The Pauli Exclusion Principle
You may have heard that matter is 99.999% empty space. If that is the case, why doesn’t matter go through other matter? There are two pieces to the answer: the first one is the electrical repulsion between electrons; the second is something called the Pauli exclusion principle.
Fermions have quite a remarkable property: no two of them can be in the same quantum state. What does that mean? Every particle in the universe is described by a set of numbers that specify its state. Some of these numbers are its energy, its momentum or its position. There are also other things like spin, which tells us the way the particle is spinning. What the Pauli exclusion principle tells us is that no two particles can have exactly the same numbers.
For example, in atoms electrons move in “orbits” around the nucleus. I say “orbits”, but electrons are really spread around a certain location we call an “orbital” and only have a definite position when we measure it. Let’s stick to orbits for now. It turns out that only some orbits are allowed: let’s call them 1, 2, 3, etc, going from less to more energy. Now just like people, electrons want to be in the state of least possible energy, so they will tend to want to be in the first orbital.
Let’s say we have three electrons. Our first electron chooses first and goes to the first orbital, because it has the least energy. The second one also wants to be there: can it? According to Pauli’s exclusion principle, it can if at least one of the numbers that describes it is different.

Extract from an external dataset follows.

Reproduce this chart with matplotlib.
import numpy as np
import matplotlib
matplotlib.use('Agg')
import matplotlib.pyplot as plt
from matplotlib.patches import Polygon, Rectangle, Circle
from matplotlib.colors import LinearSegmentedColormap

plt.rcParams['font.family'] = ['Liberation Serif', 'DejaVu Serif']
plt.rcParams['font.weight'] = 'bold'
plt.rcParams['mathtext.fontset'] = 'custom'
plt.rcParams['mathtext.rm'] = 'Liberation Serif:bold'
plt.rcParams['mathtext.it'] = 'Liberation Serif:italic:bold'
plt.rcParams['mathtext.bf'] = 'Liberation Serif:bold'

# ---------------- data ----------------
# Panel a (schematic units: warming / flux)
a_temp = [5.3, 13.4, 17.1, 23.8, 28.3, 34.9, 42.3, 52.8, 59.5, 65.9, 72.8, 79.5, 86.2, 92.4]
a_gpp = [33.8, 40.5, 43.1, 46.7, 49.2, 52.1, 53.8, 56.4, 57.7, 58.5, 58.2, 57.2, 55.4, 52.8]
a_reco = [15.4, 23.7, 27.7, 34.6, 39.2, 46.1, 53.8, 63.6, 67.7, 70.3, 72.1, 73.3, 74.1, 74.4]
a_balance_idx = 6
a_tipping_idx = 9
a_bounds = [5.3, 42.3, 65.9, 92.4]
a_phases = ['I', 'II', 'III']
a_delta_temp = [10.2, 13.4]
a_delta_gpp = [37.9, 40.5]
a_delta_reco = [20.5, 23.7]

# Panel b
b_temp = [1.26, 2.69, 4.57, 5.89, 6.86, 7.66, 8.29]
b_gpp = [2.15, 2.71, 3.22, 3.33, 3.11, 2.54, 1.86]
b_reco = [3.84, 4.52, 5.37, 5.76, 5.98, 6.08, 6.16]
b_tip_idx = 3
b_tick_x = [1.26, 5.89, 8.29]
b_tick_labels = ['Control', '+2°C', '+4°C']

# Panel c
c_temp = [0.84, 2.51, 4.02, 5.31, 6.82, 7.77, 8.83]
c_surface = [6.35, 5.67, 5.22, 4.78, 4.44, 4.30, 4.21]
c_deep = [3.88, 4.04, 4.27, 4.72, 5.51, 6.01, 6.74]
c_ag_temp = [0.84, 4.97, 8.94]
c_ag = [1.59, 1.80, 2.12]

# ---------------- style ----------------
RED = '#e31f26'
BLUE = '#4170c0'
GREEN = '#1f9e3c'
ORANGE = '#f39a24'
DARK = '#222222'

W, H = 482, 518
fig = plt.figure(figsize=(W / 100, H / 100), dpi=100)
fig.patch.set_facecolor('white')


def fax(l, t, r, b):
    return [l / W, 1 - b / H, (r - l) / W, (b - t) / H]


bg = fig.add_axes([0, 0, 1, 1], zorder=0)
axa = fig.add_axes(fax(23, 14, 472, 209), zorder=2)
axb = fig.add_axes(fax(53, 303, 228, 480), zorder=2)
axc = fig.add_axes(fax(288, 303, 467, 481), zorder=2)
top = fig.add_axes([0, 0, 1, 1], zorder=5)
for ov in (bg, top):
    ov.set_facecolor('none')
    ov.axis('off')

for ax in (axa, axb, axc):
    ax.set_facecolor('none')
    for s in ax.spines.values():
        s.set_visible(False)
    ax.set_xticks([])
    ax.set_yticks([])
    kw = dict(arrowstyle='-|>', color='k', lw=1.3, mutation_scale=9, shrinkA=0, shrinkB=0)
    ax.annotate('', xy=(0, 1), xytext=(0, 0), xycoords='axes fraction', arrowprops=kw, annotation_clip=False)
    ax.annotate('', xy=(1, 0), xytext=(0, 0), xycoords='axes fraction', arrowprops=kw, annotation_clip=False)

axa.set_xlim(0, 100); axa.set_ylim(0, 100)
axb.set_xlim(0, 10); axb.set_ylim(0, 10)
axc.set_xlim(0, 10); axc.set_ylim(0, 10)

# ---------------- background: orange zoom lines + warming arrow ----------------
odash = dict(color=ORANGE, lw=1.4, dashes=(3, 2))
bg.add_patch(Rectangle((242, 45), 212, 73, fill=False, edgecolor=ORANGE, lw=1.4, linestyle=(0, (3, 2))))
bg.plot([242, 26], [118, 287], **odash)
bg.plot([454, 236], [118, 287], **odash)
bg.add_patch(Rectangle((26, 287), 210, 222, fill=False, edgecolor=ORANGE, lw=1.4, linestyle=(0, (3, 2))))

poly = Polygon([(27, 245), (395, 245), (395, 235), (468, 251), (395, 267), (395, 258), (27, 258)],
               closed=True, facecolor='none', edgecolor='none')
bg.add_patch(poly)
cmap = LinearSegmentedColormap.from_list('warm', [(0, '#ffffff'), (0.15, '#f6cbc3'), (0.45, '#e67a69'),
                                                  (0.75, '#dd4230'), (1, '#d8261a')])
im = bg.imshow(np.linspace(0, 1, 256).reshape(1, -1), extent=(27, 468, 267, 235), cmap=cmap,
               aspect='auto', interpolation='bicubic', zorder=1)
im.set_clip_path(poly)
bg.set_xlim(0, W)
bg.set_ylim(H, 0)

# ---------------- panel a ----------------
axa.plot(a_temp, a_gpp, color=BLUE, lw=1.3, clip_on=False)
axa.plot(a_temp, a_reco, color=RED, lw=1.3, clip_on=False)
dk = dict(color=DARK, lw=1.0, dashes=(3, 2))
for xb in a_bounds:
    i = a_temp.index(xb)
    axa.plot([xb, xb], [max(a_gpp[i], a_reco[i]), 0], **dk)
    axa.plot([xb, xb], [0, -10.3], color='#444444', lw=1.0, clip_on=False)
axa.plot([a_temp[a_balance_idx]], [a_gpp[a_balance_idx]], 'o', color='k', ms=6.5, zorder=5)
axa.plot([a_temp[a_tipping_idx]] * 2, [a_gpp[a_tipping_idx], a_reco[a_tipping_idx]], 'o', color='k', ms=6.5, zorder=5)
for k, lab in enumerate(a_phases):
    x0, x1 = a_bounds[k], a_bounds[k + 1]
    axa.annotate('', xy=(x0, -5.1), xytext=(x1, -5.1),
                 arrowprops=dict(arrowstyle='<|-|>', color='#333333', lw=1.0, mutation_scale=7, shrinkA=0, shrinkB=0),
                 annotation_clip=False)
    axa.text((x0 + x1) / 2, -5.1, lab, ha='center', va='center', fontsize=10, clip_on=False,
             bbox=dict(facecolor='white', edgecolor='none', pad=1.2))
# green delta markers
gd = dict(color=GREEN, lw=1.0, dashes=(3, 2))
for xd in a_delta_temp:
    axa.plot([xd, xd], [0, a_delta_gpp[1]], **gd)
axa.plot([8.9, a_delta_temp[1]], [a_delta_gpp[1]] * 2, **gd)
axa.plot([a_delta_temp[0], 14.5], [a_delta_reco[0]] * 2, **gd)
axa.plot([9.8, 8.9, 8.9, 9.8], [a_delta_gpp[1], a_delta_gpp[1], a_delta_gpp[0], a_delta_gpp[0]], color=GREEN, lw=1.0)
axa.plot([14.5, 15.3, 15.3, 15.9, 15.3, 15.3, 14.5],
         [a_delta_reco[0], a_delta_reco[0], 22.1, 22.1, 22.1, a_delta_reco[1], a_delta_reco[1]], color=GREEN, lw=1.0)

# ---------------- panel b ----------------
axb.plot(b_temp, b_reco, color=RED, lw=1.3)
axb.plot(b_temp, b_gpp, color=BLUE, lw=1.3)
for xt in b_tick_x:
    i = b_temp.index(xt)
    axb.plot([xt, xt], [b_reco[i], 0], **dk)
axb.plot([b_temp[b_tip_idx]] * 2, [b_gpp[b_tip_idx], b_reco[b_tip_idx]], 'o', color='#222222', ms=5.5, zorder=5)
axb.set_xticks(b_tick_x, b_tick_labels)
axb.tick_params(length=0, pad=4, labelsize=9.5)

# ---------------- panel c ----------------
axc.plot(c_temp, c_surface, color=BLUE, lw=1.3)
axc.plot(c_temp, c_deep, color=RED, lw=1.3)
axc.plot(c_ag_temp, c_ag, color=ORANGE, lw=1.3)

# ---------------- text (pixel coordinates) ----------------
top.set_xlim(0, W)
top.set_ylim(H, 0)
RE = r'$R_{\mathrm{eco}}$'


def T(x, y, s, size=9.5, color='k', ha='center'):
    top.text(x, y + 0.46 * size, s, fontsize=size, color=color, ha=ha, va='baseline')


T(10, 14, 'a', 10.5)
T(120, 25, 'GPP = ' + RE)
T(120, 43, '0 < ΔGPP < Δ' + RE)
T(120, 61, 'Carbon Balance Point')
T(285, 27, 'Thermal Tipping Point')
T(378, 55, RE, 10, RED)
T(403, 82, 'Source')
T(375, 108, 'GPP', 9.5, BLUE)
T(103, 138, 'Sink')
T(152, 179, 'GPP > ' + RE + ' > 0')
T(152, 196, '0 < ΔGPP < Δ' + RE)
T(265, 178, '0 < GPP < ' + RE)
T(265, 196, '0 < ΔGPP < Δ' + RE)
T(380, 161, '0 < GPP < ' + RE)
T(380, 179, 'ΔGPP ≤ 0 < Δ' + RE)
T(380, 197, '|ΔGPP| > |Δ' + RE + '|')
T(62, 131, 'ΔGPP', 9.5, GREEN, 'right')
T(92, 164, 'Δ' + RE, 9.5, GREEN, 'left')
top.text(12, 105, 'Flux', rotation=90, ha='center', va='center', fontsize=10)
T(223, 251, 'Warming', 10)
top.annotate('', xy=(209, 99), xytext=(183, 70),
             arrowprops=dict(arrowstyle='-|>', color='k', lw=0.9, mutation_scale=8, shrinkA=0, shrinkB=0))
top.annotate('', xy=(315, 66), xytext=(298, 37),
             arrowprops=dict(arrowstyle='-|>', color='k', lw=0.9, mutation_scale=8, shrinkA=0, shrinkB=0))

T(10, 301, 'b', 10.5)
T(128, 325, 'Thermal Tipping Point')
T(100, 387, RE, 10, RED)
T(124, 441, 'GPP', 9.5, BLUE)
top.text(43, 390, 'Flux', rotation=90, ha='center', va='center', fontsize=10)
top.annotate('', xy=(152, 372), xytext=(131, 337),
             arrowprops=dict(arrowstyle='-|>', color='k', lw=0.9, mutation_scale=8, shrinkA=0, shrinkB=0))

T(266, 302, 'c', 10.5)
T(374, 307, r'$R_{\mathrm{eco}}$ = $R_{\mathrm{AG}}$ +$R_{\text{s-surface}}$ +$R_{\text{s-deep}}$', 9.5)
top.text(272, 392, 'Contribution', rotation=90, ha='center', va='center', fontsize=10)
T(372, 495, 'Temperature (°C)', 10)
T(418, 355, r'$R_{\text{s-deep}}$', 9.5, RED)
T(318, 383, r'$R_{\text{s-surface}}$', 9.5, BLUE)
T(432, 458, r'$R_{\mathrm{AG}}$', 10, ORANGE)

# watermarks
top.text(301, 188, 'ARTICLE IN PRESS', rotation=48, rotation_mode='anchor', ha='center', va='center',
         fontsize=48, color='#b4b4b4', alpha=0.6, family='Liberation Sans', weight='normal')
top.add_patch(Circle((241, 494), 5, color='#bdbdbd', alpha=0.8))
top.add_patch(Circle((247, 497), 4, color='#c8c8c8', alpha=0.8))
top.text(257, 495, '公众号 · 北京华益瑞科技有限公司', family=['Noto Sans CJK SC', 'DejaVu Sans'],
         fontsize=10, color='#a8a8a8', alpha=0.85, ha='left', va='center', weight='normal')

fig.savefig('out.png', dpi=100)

If it stays in the same orbit, the energy will be the same: however, the electron can still have a different spin, so we can fit it in the first orbital.
Now, the third electron has a problem, because if it were in the first orbital it would have an identical state to one of the two electrons. Therefore, it cannot stay there and has to go to the second orbital. This is what causes atoms to have different sizes: otherwise all electrons would just be in the least-energy orbital!
This is what happens to our charm quark up there: being a fermion, it cannot be in the same state as its friend. So, even though it would love the steak, it has to settle for salad. Sucks being a quark.
Now, once all electrons are happy in their orbits, the atom has some decent size. If I put it next to another atom, the electrons in the outer orbitals will repel each other and the atoms will not be able to touch. This is what prevents matter from going through other matter. First, the Pauli exclusion principle gives atoms sufficient size; then, the electric repulsion does the rest.
Does This Work for Bosons?
No, it does not. As explained here, bosons have no problem occupying the same state, which makes them capable of going right through each other. In fact, you can have as many bosons as you want in the lowest energy state. This is the basis for Bose-Einstein condensates.
Why does this happen?
Honestly? We don’t have a clue. The usual, technical answer is something akin to “the wave-function of a group of fermions has to be anti-symmetrical” or “the creation-annihilation operators must follow certain anticommutation relations.” Now, this probably sounds like Chinese to you as it refers to the mathematical structure of a quantum theory. However, even though either of the two conditions above are equivalent to the Pauli exclusion principle, both have to be introduced without justification: that is, we add them because they work. A theory with these properties gives the right experimental results. That’s it. Why does nature behave this way? Nobody has a clue.
If this seems unsatisfactory to you, bear in mind that we have exactly the same problem with the speed of light. You know that the speed of light has to be the same for every observer; but why? Again, we don’t know. The constancy of the speed of light was introduced by Einstein as one of the two postulates of his theory. A postulate is a statement that you give without proof: its ultimate justification is that it agrees with experiment. We know that the speed of light is constant because we’ve measured it many, many times and always got the same answer. Could the universe be different? Most certainly. But it isn’t.
Maybe in the future we will find a deeper theory that explains both of these things. But this theory, by definition, will also have unjustified assumptions. This is the nature of science: we look for the theory with the minimum number of assumptions, but we cannot have one without any.